• WRITTEN EXERCISE: Check each line of the material below for "Reproduce", then copy the ones that contain it.

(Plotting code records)
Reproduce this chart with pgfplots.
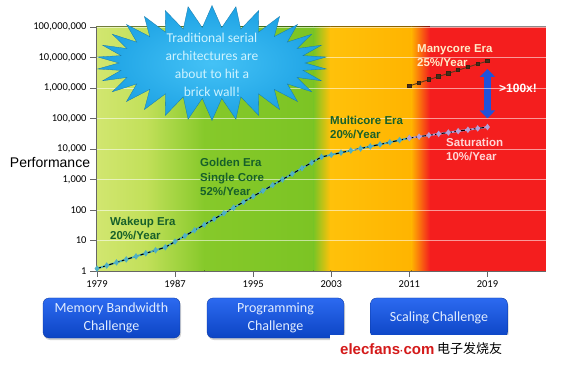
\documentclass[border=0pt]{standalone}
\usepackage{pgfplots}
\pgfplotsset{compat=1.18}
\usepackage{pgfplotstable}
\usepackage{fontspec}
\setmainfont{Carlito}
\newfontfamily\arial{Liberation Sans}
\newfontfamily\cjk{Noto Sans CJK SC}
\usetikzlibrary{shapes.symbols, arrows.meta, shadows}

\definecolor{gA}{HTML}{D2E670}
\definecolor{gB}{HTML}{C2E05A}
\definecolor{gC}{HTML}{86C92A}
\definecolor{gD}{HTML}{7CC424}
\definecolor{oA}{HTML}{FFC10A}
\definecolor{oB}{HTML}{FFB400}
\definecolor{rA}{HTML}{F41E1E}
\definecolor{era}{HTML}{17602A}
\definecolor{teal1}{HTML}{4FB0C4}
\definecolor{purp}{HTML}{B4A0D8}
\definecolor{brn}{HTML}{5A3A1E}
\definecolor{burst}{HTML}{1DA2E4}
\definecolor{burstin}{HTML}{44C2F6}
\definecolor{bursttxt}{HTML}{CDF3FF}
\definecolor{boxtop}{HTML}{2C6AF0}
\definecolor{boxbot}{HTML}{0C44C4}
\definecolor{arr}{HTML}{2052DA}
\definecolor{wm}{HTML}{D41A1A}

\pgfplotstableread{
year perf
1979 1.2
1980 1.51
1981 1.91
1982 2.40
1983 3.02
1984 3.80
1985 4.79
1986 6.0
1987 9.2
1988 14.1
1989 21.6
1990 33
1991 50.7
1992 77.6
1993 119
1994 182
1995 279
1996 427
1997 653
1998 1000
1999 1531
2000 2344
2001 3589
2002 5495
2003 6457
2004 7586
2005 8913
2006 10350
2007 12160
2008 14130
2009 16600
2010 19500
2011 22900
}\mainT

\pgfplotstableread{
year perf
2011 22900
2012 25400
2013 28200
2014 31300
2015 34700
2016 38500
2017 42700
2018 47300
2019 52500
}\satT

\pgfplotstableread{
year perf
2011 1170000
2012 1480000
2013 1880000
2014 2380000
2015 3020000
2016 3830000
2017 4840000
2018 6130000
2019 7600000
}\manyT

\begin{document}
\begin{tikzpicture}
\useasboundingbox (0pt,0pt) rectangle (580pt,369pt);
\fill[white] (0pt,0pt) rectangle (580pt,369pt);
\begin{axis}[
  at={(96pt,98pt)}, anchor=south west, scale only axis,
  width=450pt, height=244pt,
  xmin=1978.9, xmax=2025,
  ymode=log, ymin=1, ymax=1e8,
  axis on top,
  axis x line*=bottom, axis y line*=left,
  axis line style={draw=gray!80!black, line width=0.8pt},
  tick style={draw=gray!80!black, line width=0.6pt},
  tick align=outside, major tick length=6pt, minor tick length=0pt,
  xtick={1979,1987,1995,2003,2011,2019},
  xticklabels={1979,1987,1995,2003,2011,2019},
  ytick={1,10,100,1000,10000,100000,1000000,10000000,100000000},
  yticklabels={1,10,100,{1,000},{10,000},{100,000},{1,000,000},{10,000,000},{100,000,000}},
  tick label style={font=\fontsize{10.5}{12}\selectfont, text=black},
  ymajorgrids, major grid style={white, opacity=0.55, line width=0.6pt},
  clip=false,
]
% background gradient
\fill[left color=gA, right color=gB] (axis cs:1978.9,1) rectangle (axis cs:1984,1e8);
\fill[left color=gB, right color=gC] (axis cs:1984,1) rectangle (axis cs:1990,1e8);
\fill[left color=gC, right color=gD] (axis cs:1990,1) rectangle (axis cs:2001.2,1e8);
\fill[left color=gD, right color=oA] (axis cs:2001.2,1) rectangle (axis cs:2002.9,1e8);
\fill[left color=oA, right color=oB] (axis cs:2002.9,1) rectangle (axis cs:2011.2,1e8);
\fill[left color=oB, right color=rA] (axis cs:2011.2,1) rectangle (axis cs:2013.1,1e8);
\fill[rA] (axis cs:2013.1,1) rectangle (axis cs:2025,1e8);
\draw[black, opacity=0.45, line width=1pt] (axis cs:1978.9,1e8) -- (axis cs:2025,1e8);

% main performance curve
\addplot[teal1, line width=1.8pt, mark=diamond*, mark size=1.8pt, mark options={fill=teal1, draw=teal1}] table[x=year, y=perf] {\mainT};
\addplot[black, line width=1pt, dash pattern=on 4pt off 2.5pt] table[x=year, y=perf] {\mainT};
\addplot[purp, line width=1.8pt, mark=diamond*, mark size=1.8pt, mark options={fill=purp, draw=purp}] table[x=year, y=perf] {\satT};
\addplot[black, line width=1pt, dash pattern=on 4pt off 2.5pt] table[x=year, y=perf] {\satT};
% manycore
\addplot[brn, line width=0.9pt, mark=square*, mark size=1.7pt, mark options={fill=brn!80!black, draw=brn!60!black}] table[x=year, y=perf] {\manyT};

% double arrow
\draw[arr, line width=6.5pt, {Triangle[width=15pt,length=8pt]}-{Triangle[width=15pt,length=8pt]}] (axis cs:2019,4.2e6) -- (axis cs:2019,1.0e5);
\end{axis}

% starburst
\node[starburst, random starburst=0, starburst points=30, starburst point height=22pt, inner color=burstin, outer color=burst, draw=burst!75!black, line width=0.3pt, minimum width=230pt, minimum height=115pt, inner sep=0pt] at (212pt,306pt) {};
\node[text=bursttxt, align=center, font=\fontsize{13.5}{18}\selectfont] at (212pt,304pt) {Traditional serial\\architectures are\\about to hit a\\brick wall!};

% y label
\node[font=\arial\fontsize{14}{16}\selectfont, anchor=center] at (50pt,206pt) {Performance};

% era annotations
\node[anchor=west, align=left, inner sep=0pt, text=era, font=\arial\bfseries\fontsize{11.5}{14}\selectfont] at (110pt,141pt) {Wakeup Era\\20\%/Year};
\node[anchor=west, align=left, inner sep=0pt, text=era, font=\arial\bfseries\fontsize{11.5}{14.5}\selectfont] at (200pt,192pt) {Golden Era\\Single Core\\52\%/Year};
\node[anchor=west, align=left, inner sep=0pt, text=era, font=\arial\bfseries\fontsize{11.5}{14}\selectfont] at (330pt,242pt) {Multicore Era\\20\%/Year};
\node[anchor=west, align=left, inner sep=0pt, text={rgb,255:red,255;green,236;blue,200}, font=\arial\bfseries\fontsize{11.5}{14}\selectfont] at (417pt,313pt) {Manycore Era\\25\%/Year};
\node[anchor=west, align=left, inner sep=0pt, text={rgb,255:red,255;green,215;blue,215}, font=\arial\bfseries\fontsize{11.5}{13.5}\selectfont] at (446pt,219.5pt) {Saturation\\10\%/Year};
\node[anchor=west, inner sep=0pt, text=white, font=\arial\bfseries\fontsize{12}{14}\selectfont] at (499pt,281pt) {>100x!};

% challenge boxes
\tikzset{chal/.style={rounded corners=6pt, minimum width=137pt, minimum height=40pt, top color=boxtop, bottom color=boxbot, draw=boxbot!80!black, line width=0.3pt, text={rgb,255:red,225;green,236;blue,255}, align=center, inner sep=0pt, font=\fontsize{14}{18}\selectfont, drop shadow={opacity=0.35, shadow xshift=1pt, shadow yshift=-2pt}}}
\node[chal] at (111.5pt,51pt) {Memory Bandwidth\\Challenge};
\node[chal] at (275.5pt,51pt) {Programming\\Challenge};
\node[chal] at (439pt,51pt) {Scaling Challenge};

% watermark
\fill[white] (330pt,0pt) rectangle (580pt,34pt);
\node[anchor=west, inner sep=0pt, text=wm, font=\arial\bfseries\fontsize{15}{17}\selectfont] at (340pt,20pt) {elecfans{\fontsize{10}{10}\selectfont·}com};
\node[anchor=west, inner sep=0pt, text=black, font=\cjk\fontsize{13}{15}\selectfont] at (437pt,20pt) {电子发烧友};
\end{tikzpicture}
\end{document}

==

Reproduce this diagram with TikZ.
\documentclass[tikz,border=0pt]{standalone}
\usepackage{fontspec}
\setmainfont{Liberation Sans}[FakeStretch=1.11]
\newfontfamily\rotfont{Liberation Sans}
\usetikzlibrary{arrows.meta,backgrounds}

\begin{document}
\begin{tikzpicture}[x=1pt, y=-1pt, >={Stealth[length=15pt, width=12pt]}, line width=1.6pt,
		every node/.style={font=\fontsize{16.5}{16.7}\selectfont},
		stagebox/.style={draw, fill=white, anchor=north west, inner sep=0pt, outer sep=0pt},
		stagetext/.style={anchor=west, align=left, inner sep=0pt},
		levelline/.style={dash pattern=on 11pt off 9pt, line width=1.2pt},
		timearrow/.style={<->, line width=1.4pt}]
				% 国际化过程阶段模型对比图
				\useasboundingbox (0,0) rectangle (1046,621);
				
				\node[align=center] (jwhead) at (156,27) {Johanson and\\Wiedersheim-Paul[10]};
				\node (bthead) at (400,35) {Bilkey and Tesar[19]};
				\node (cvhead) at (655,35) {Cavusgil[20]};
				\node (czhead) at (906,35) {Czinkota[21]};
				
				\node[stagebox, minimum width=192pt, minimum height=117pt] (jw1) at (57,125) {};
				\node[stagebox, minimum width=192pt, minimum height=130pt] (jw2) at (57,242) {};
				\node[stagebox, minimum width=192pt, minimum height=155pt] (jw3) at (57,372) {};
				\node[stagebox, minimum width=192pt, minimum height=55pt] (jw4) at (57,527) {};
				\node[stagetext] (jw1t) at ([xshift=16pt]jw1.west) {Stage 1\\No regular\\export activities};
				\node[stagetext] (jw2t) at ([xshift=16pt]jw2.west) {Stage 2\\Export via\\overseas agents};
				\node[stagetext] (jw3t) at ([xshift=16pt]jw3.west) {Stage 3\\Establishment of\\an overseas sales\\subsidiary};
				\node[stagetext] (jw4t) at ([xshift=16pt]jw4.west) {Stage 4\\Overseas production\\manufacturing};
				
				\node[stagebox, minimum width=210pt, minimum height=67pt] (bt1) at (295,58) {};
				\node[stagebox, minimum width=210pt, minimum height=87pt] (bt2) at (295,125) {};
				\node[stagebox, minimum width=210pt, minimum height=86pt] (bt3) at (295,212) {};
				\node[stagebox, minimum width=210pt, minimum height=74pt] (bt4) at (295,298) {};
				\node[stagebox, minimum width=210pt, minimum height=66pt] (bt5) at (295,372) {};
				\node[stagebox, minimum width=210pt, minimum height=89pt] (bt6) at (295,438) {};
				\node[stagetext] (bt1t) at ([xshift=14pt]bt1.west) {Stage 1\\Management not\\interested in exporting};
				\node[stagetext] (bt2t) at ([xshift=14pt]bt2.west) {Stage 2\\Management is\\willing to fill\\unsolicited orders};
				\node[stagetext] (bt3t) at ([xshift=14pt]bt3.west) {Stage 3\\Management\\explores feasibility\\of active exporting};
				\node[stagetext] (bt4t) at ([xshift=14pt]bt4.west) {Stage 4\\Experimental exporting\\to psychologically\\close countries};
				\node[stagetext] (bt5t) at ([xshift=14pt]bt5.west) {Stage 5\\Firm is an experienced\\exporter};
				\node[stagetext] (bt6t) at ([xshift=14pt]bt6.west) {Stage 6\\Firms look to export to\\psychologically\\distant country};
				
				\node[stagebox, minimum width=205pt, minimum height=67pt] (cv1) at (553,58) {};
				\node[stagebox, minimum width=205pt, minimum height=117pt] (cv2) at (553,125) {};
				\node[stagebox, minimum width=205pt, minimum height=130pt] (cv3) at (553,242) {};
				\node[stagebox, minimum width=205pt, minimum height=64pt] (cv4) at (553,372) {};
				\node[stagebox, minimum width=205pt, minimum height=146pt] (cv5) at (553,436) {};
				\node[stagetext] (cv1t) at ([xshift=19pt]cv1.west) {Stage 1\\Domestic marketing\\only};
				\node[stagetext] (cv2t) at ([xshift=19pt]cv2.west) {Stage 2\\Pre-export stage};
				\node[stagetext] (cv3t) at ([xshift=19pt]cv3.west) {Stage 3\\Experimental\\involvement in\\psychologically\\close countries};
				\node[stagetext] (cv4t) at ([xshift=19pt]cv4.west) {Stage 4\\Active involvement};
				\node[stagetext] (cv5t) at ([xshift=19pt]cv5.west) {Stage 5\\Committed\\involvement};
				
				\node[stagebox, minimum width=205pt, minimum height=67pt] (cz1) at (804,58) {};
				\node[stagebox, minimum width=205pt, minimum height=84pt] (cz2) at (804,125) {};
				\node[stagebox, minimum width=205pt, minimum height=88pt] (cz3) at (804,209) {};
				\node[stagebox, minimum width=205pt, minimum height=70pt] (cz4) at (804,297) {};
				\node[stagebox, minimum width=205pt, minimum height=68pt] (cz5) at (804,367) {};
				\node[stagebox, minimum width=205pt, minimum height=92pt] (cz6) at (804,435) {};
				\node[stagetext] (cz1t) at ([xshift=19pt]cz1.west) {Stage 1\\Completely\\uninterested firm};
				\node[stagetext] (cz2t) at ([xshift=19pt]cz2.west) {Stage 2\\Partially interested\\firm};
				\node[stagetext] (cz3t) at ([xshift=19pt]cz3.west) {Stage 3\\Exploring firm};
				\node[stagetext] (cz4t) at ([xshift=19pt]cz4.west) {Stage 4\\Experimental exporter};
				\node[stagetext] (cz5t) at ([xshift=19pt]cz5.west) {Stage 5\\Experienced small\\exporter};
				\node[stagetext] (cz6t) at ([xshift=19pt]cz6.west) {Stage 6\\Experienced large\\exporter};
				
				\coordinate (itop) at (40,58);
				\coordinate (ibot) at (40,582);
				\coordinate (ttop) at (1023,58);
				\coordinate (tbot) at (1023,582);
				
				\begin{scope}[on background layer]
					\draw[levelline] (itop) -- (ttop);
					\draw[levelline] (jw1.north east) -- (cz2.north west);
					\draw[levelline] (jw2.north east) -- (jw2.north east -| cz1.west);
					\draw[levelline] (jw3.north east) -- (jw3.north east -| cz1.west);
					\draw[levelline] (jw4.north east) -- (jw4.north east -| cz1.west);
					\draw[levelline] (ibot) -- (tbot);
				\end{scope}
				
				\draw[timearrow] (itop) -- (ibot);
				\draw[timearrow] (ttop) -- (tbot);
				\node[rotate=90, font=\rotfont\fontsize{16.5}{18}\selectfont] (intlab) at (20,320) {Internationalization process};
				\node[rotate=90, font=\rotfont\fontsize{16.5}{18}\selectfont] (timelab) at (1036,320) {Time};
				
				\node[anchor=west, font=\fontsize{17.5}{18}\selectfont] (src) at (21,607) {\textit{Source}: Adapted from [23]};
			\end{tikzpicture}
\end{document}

• CORRECT OUTPUT:
Reproduce this chart with pgfplots.
Reproduce this diagram with TikZ.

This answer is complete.